Yellowknife (Feb 18/04) - A Yellowknife bar owner is complaining liquor inspectors are overzealous.

Gordon Wray, co-owner of the Black Knight pub, called the recent closure of The Right Spot Bar and Grill by the Liquor Licensing Board "heavy handed and far in excess."

The bar was closed by the board for 18 days and fined $2,000. Wray said if one equates the number of days lost in revenue, it could total between $60,000 and $70,000.

"The punishment does not fit the crime," he said. "You have to do a lot to get that much of a fine."

Wray said liquor inspectors have "lost all sense of reality and perspective" with regard to inspections of bar establishments.

"We're not being inspected any more, we're being harassed," he said of the two to three visits per week he and other Yellowknife bar owners get from inspectors.
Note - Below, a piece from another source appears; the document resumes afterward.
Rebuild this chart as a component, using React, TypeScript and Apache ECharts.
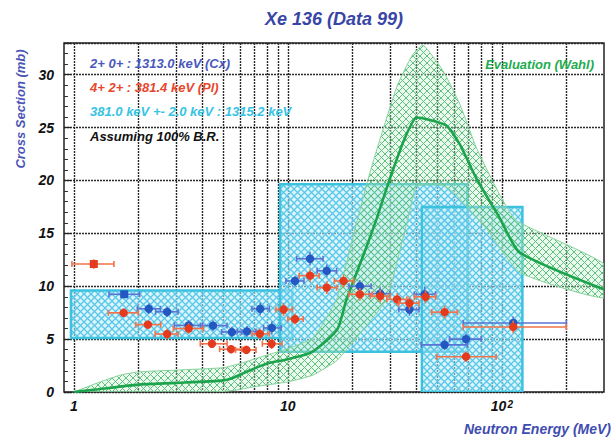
import React, { useEffect, useRef } from 'react';
import * as echarts from 'echarts';

// ---------- data ----------
const X_LABELS = [1, 10, 100];
const X_GRID = [1, 2, 3, 4, 5, 6, 7, 8, 9, 10, 20, 30, 40, 50, 60, 70, 80, 90, 100, 200];
const Y_LABELS = [0, 5, 10, 15, 20, 25, 30];

// cyan boxes: [E low, E high, sigma low, sigma high]
const BOXES = [
  [0.97, 10.5, 5.1, 9.6],
  [9.2, 69, 3.8, 19.65],
  [42.3, 124.7, 0, 17.5],
];

// evaluation (Wahl) central curve
const EVAL_E = [1, 1.3, 2, 3, 5, 5.6, 6.4, 8, 10, 13, 17, 18.8, 23.4, 26, 30, 35.2, 40, 44.6, 55, 63.7, 76, 98, 121, 300];
const EVAL_Y = [0, 0.26, 0.7, 0.86, 1.1, 1.37, 1.9, 2.7, 3.1, 3.8, 5.9, 8.75, 13.8, 16.4, 20.2, 24.0, 25.95, 25.8, 25.2, 23.4, 20.2, 16.4, 13.2, 9.7];

// evaluation band upper / lower edges
const UP_E = [1, 1.33, 1.65, 2, 3, 5, 6, 8, 10, 13.1, 16.9, 20, 24.3, 32.2, 38, 42.8, 53, 63.7, 76, 98, 117, 300];
const UP_Y = [0, 0.96, 1.6, 1.9, 2.07, 2.3, 2.7, 3.5, 4.1, 5.1, 8.75, 14.4, 20.9, 28.8, 31.8, 32.8, 30.4, 27.2, 23.1, 18.6, 16.2, 12.1];
const LO_E = [1, 4.5, 5.6, 7, 10, 13.1, 17, 22.5, 29, 33, 37, 40, 52, 60, 85, 121, 300];
const LO_Y = [0, 0, 0.15, 0.5, 0.96, 1.6, 3.0, 5.9, 8.8, 13.0, 17.0, 19.5, 19.6, 18.8, 15.4, 11.3, 8.9];

// points: [E, sigma, E low, E high, sigma error]
const BLUE_PTS = [
  [1.72, 9.24, 1.46, 2.03, 0.35],
  [2.24, 7.87, 1.98, 2.54, 0.5],
  [2.73, 7.58, 2.41, 3.07, 0.5],
  [3.44, 6.3, 2.95, 4.0, 0.5],
  [4.47, 6.28, 3.9, 5.2, 0.5],
  [5.48, 5.67, 4.9, 6.1, 0.5],
  [6.44, 5.73, 5.8, 7.1, 0.5],
  [7.43, 7.87, 6.8, 8.2, 0.6],
  [8.42, 6.06, 7.7, 9.3, 0.6],
  [10.8, 10.5, 9.8, 11.9, 0.5],
  [12.7, 12.6, 11.0, 14.6, 0.65],
  [15.2, 11.46, 13.7, 16.9, 0.6],
  [21.7, 10.0, 19.3, 24.5, 0.6],
  [27, 9.3, 24, 30, 0.6],
  [37, 7.8, 33, 41, 0.6],
  [43.6, 9.24, 39, 49, 0.7],
  [54, 4.46, 42, 69, 0.5],
  [68, 5.0, 57, 80, 0.5],
  [113, 6.53, 66, 200, 0.6],
];
const RED_PTS = [
  [1.24, 12.1, 0.98, 1.54, 0.45],
  [1.71, 7.49, 1.45, 2.0, 0.4],
  [2.22, 6.37, 1.95, 2.55, 0.4],
  [2.73, 5.48, 2.4, 3.07, 0.5],
  [3.44, 6.0, 2.92, 4.03, 0.5],
  [4.42, 4.56, 3.9, 5.2, 0.4],
  [5.43, 4.05, 4.8, 6.1, 0.4],
  [6.4, 3.98, 5.7, 7.1, 0.4],
  [7.4, 5.5, 6.8, 8.2, 0.5],
  [8.4, 4.56, 7.6, 9.4, 0.5],
  [9.55, 7.8, 8.8, 10.5, 0.6],
  [10.8, 6.9, 10.0, 11.8, 0.5],
  [12.7, 11.0, 11.3, 14.0, 0.6],
  [15.2, 9.87, 13.7, 16.9, 0.6],
  [18.2, 10.5, 16.5, 20.3, 0.6],
  [21.7, 9.24, 19.3, 24.8, 0.6],
  [27, 9.07, 24.3, 30, 0.6],
  [32.4, 8.76, 29, 36, 0.6],
  [37, 8.4, 33, 41, 0.6],
  [44, 9.0, 39, 49, 0.6],
  [54, 7.55, 47, 62, 0.6],
  [68, 3.34, 49.5, 94, 0.5],
  [113, 6.15, 66, 200, 0.6],
];

const LEGEND_TEXTS = [
  '2+ 0+ : 1313.0 keV (Cx)',
  '4+ 2+ : 381.4 keV (Pl)',
  '381.0 keV +- 2.0 keV : 1315.2 keV',
  'Assuming 100% B.R.',
];

// ---------- styling ----------
const FONT = '"Liberation Sans", Arial, Helvetica, sans-serif';
const LEGEND_COLORS = ['#4a58bd', '#e8472b', '#35c3e3', '#111111'];
const LEGEND_Y = [63, 87, 111, 136];

function hatch(bg: string, bgOpacity: number, line: string, w: number, s: number) {
  const svg =
    `<svg xmlns="http://www.w3.org/2000/svg" width="${s}" height="${s}">` +
    `<rect width="${s}" height="${s}" fill="${bg}" fill-opacity="${bgOpacity}"/>` +
    `<path d="M0,0L${s},${s}M${s},0L0,${s}" stroke="${line}" stroke-width="${w}" fill="none"/></svg>`;
  return {
    type: 'pattern',
    image: 'data:image/svg+xml;charset=utf-8,' + encodeURIComponent(svg),
    repeat: 'repeat',
    imageWidth: s,
    imageHeight: s,
  };
}

function pointSeries(name: string, pts: number[][], marker: string, bar: string, z: number) {
  return {
    type: 'custom',
    name,
    z,
    clip: true,
    data: pts,
    renderItem: (params: any, api: any) => {
      const E = api.value(0);
      const y = api.value(1);
      const lo = api.value(2);
      const hi = api.value(3);
      const err = api.value(4);
      const c = api.coord([E, y]);
      const l = api.coord([lo, y]);
      const h = api.coord([hi, y]);
      const t = api.coord([E, y + err]);
      const b = api.coord([E, y - err]);
      const barStyle = { stroke: bar, lineWidth: 1.6 };
      const children: any[] = [
        { type: 'line', shape: { x1: l[0], y1: l[1], x2: h[0], y2: h[1] }, style: barStyle },
        { type: 'line', shape: { x1: t[0], y1: t[1], x2: b[0], y2: b[1] }, style: barStyle },
        { type: 'line', shape: { x1: l[0], y1: l[1] - 3, x2: l[0], y2: l[1] + 3 }, style: barStyle },
        { type: 'line', shape: { x1: h[0], y1: h[1] - 3, x2: h[0], y2: h[1] + 3 }, style: barStyle },
      ];
      if (params.dataIndex === 0) {
        children.push({ type: 'rect', shape: { x: c[0] - 4, y: c[1] - 4, width: 8, height: 8 }, style: { fill: marker } });
      } else {
        children.push({ type: 'circle', shape: { cx: c[0], cy: c[1], r: 4.2 }, style: { fill: marker } });
      }
      return { type: 'group', children };
    },
  };
}

export default function App() {
  const ref = useRef<HTMLDivElement>(null);

  useEffect(() => {
    if (!ref.current) return;
    const chart = echarts.init(ref.current, null, { renderer: 'svg' });

    const cyanFill = hatch('#bfeaf7', 0.55, '#58c8e8', 1.3, 7);
    const greenFill = hatch('#c8ecd1', 0.35, '#5cc27c', 1.0, 7);

    const option: any = {
      animation: false,
      backgroundColor: '#ffffff',
      grid: {
        left: 64,
        right: 11,
        top: 43,
        bottom: 48,
        show: true,
        borderColor: '#222',
        borderWidth: 1.5,
        backgroundColor: 'transparent',
      },
      xAxis: {
        type: 'log',
        logBase: 10,
        min: 0.9,
        max: 300,
        axisLine: { show: false },
        axisTick: { show: false, customValues: X_GRID },
        axisLabel: {
          customValues: X_LABELS,
          margin: 7,
          formatter: (v: number) => {
            const r = Math.round(v);
            return r === 100 ? '{n|10}{s|2}' : '{n|' + r + '}';
          },
          rich: {
            n: { fontFamily: FONT, fontSize: 14, lineHeight: 14, fontWeight: 'bold', fontStyle: 'italic', color: '#111' },
            s: { fontFamily: FONT, fontSize: 10, lineHeight: 10, fontWeight: 'bold', fontStyle: 'italic', color: '#111', verticalAlign: 'top', padding: [0, 0, 12, 1] },
          },
        },
        splitLine: { show: true, lineStyle: { color: '#2a2a2a', width: 1.4, type: [2, 1] } },
      },
      yAxis: {
        type: 'value',
        min: 0,
        max: 33,
        interval: 5,
        axisLine: { show: false },
        axisTick: { show: true, inside: true, length: 7, lineStyle: { color: '#222', width: 1.2 } },
        minorTick: { show: true, splitNumber: 5, length: 4, lineStyle: { color: '#333', width: 1 } },
        axisLabel: {
          customValues: Y_LABELS,
          margin: 10,
          fontFamily: FONT,
          fontSize: 14,
          fontWeight: 'bold',
          fontStyle: 'italic',
          color: '#111',
        },
        splitLine: { show: true, lineStyle: { color: '#2a2a2a', width: 1.4, type: [2, 1] } },
      },
      series: [
        {
          type: 'custom',
          name: 'boxes',
          z: 2,
          clip: true,
          data: BOXES,
          renderItem: (params: any, api: any) => {
            const p1 = api.coord([api.value(0), api.value(3)]);
            const p2 = api.coord([api.value(1), api.value(2)]);
            return {
              type: 'rect',
              shape: { x: p1[0], y: p1[1], width: p2[0] - p1[0], height: p2[1] - p1[1] },
              style: { fill: cyanFill, stroke: '#3cc2df', lineWidth: 2.5 },
            };
          },
        },
        {
          type: 'custom',
          name: 'band',
          z: 3,
          clip: true,
          data: [[1, 0]],
          renderItem: (params: any, api: any) => {
            const pts: number[][] = [];
            UP_E.forEach((e, i) => pts.push(api.coord([e, UP_Y[i]])));
            for (let i = LO_E.length - 1; i >= 0; i--) pts.push(api.coord([LO_E[i], LO_Y[i]]));
            return {
              type: 'polygon',
              shape: { points: pts, smooth: 0.15 },
              style: { fill: greenFill, stroke: '#86d39b', lineWidth: 1 },
            };
          },
        },
        {
          type: 'line',
          name: 'Evaluation (Wahl)',
          z: 4,
          data: EVAL_E.map((e, i) => [e, EVAL_Y[i]]),
          showSymbol: false,
          smooth: 0.2,
          lineStyle: { color: '#1ba44b', width: 2.6 },
        },
        pointSeries('2+ 0+', BLUE_PTS, '#2357c2', '#5a74d6', 5),
        pointSeries('4+ 2+', RED_PTS, '#e43b1f', '#f27249', 6),
      ],
      graphic: [
        {
          type: 'text',
          x: 334,
          y: 19,
          style: {
            text: 'Xe 136 (Data 99)',
            font: `italic bold 18px ${FONT}`,
            fill: '#3845a6',
            textAlign: 'center',
            textVerticalAlign: 'middle',
          },
        },
        {
          type: 'text',
          x: 20,
          y: 109,
          rotation: Math.PI / 2,
          style: {
            text: 'Cross Section (mb)',
            font: `italic bold 13px ${FONT}`,
            fill: '#4a55b5',
            textAlign: 'center',
            textVerticalAlign: 'middle',
          },
        },
        {
          type: 'text',
          x: 611,
          y: 429,
          style: {
            text: 'Neutron Energy (MeV)',
            font: `italic bold 14px ${FONT}`,
            fill: '#3f4db0',
            textAlign: 'right',
            textVerticalAlign: 'middle',
          },
        },
        ...LEGEND_TEXTS.map((t, i) => ({
          type: 'text',
          x: 90,
          y: LEGEND_Y[i],
          z: 20,
          style: {
            text: t,
            font: `italic bold 13px ${FONT}`,
            fill: LEGEND_COLORS[i],
            textAlign: 'left',
            textVerticalAlign: 'middle',
          },
        })),
        {
          type: 'text',
          x: 594,
          y: 64,
          z: 20,
          style: {
            text: 'Evaluation (Wahl)',
            font: `italic bold 13px ${FONT}`,
            fill: '#22ac50',
            textAlign: 'right',
            textVerticalAlign: 'middle',
          },
        },
      ],
    };

    chart.setOption(option);
    return () => chart.dispose();
  }, []);

  return (
    <div
      ref={ref}
      style={{ position: 'fixed', left: 0, top: 0, width: 615, height: 440, background: '#fff' }}
    />
  );
}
Wray compared the Yellowknife experience to the rate of inspections given to bars in Alberta. Last year, he said there were 16,000 inspections of 6,100 licensed establishments to the south -- or about 2.5 per bar, per year.

"In the Northwest Territories, 7,000 inspections were done on 140 licensed establishments," he said.

John Simpson, chair of the Liquor Licensing Board, said research is currently under way to determine how many inspections are being done as compared to the south.

"It shouldn't matter how many inspections are done if there are no violations," he said.

While there are no guidelines in place as to how many inspections are done within a certain time span, Simpson said all licensed establishments are rated either high- or low-risk which can lead to different rates of inspection.